Débora Bloch vive professora na TV e diz: "Vivemos a vitória da ignorância"
Mesmo em um frio congelante no meio da noite paulistana, a personagem Lúcia, vivida por Débora Bloch, decide ir à Escola Estadual Carolina Maria de Jesus, onde ensina português a jovens e adultos que não conseguiram estudar quando criança e agora se dedicam ao ensino noturno.
É com essa força que chega a protagonista de Segunda Chamada, série que a Globo planeja estrear em outubro e que fala sobre o universo da educação pública e noturna no Brasil, destacando as dificuldades que professores e alunos encontram nesse meio.

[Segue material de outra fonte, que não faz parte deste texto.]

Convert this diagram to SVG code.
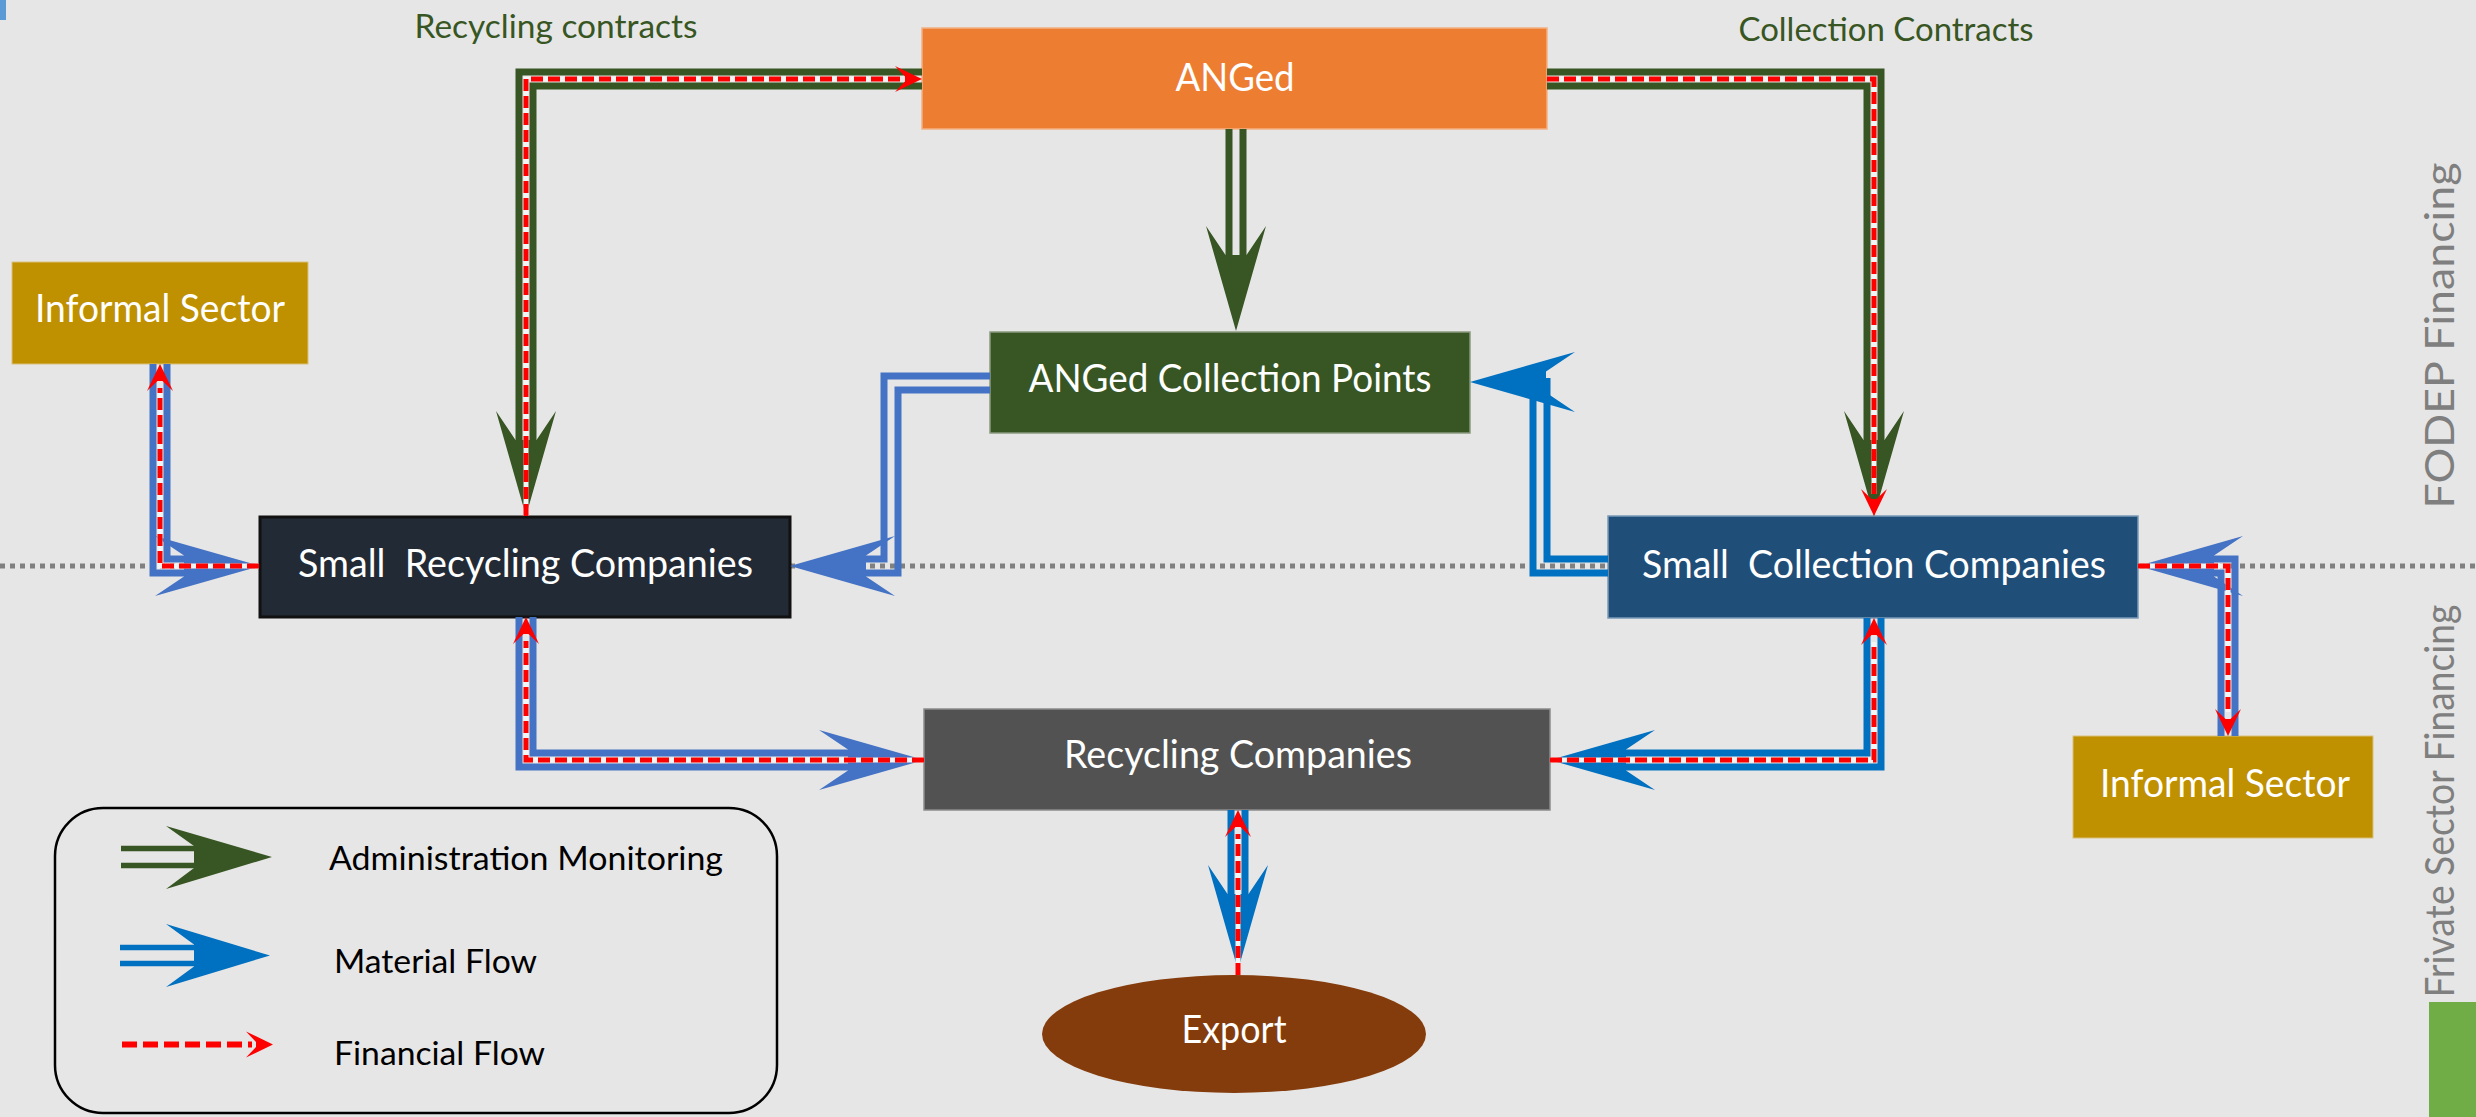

O seriado vem em um momento conturbado, com o ensino público passando por uma série de cortes do Governo Federal, o que já levou a manifestações por todo o país. E a expectativa de Débora é que o programa ajude a ampliar a discussão sobre o tema.
"Eu espero que, na verdade, não a série ganhe relevância, mas o assunto do qual estamos tratando, que é a educação, ganhe. Porque, mesmo com tantas manifestações, você ainda vê pessoas defendendo esse desmonte. A gente está vivendo exatamente a vitória da ignorância. A vitória da nossa falta de educação, da falta de investimento em educação no nosso país. São pessoas ignorantes sobre como se constrói uma sociedade. Não existe civilização sem educação e sem cultura, são dois alicerces de qualquer país civilizado", diz ela, em um intervalo de gravação da série em São Paulo, acompanhada pelo UOL.
Débora também se mostra assustada com ações como o incentivo de políticos para que alunos filmarem seus professores, como uma forma de fiscalizar o conteúdo apresentado em sala de aula.
"Acho isso um absurdo, um disparate, uma distopia. Isso para mim é reflexo da ignorância sobre o que é uma sala de aula, qual é o papel de um professor, qual é a relação que os alunos têm com ele. Sala de aula é lugar de debate, de aprendizado, de desenvolvimento de pensamento crítico. Não é um lugar de repressão nem de autoritarismo", enfatiza.
Ela também ressalta que o seriado, escrito por Carla Faour e Julia Spadaccini, com direção artística de Joana Jabace, não foi idealizado agora, apesar de ser tão atual.
"A série será exibida agora, mas ela já foi criada há mais de um ano. Não é exatamente sobre o movimento de agora nem sobre essas manifestações. Ela é um recorte da educação no Brasil --inclusive a EJA [Educação de Jovens e Adultos] é muito específica. Nem sei dizer se em outros países, onde as pessoas têm escolas públicas de qualidade e acesso, existe. A série busca fazer o retrato mais realista possível desse setor da educação no Brasil, que por si só já mostra uma deficiência do nosso sistema público", relata.
A intenção de ser o mais fiel possível à realidade levou as gravações de Segunda Chamada a um colégio desativado de São Paulo. A construção, que já foi a Escola do Jockey de São Paulo e o Colégio Equipe, foi reestruturada pela direção para virar o cenário da história de Lúcia e seus alunos.
Tragédia pessoal
Na trama --que ainda tem detalhes guardados em segredo pela Globo--, a professora perde o filho adolescente. Tempos depois, ela retorna às salas de aula. Débora celebra o novo papel, que vem depois de uma série de personagens fortes, como nas séries Justiça (2015) e Onde Nascem os Fortes (2018).
"Tenho tido sorte e acho que tem a ver com maturidade, mesmo. Há papéis que você precisa ter uma certa maturidade de vida para representar. Por acaso são mães, que têm a ver com a minha idade. Fiz humor muito tempo, adoro. Mas tem uma hora que você também começa a se sentir repetindo algo que já fez. Gosto de experimentar outros lugares. Ao mesmo tempo, essa personagem não é mole. Envolve cenas pesadas, que te colocam em um estado que te suga", diz.
Ela também conta que fez pesquisas frequentando cursos para jovens e adultos para entender mais sobre o universo retratado pela série.
"É uma professora que se envolve com os alunos para além da escola. Frequentei algumas aulas de EJA, conversei com professores. Uma coisa que me chamou a atenção quando eu assisti às aulas é o quanto essas professoras são comprometidas com os alunos. Todas com quem conversei sabiam a história de cada aluno, as dificuldades de cada um."